#### Data segment
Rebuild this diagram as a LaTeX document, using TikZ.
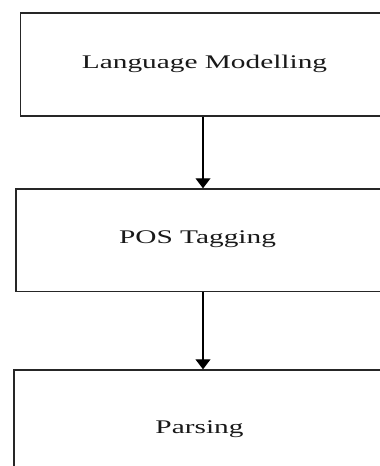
\documentclass[tikz,border=0pt]{standalone}
\usepackage{fontspec}
\setmainfont{Liberation Serif}
\usetikzlibrary{arrows.meta}
\begin{document}
\begin{tikzpicture}[x=1pt,y=1pt,
  box/.style={draw=black!85,line width=1.4pt,minimum width=#1,inner sep=0pt,rectangle},
  lbl/.style={font=\fontsize{19.3}{21}\selectfont,inner sep=0pt,anchor=base,text=black!90},
  conn/.style={line width=1.1pt,-{Triangle[length=10pt,width=15pt]}}]
\useasboundingbox (0,0) rectangle (380,-466);
\clip (0,0) rectangle (380,-466);
\fill[white] (0,0) rectangle (380,-466);
\node[box=365.5pt,minimum height=103pt] (b1) at (203.25,-64.5) {};
\node[box=374pt,minimum height=102.7pt] (b2) at (203,-240.3) {};
\node[box=378pt,minimum height=110pt] (b3) at (203,-425) {};
\node[lbl] (t1) at (204.5,-68) {\scalebox{1.52}[1]{Language Modelling}};
\node[lbl] (t2) at (197.5,-243.3) {\scalebox{1.52}[1]{POS Tagging}};
\node[lbl] (t3) at (199.5,-433) {\scalebox{1.52}[1]{Parsing}};
\draw[conn] (b1.south -| 203,0) -- (b2.north -| 203,0);
\draw[conn] (b2.south -| 203,0) -- (b3.north -| 203,0);
\end{tikzpicture}
\end{document}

#### What needs to be done
Quote the data exactly, leaving every image out of the copy.

#### Finished task
Rebuild this diagram as a LaTeX document, using TikZ.
\documentclass[tikz,border=0pt]{standalone}
\usepackage{fontspec}
\setmainfont{Liberation Serif}
\usetikzlibrary{arrows.meta}
\begin{document}
\begin{tikzpicture}[x=1pt,y=1pt,
  box/.style={draw=black!85,line width=1.4pt,minimum width=#1,inner sep=0pt,rectangle},
  lbl/.style={font=\fontsize{19.3}{21}\selectfont,inner sep=0pt,anchor=base,text=black!90},
  conn/.style={line width=1.1pt,-{Triangle[length=10pt,width=15pt]}}]
\useasboundingbox (0,0) rectangle (380,-466);
\clip (0,0) rectangle (380,-466);
\fill[white] (0,0) rectangle (380,-466);
\node[box=365.5pt,minimum height=103pt] (b1) at (203.25,-64.5) {};
\node[box=374pt,minimum height=102.7pt] (b2) at (203,-240.3) {};
\node[box=378pt,minimum height=110pt] (b3) at (203,-425) {};
\node[lbl] (t1) at (204.5,-68) {\scalebox{1.52}[1]{Language Modelling}};
\node[lbl] (t2) at (197.5,-243.3) {\scalebox{1.52}[1]{POS Tagging}};
\node[lbl] (t3) at (199.5,-433) {\scalebox{1.52}[1]{Parsing}};
\draw[conn] (b1.south -| 203,0) -- (b2.north -| 203,0);
\draw[conn] (b2.south -| 203,0) -- (b3.north -| 203,0);
\end{tikzpicture}
\end{document}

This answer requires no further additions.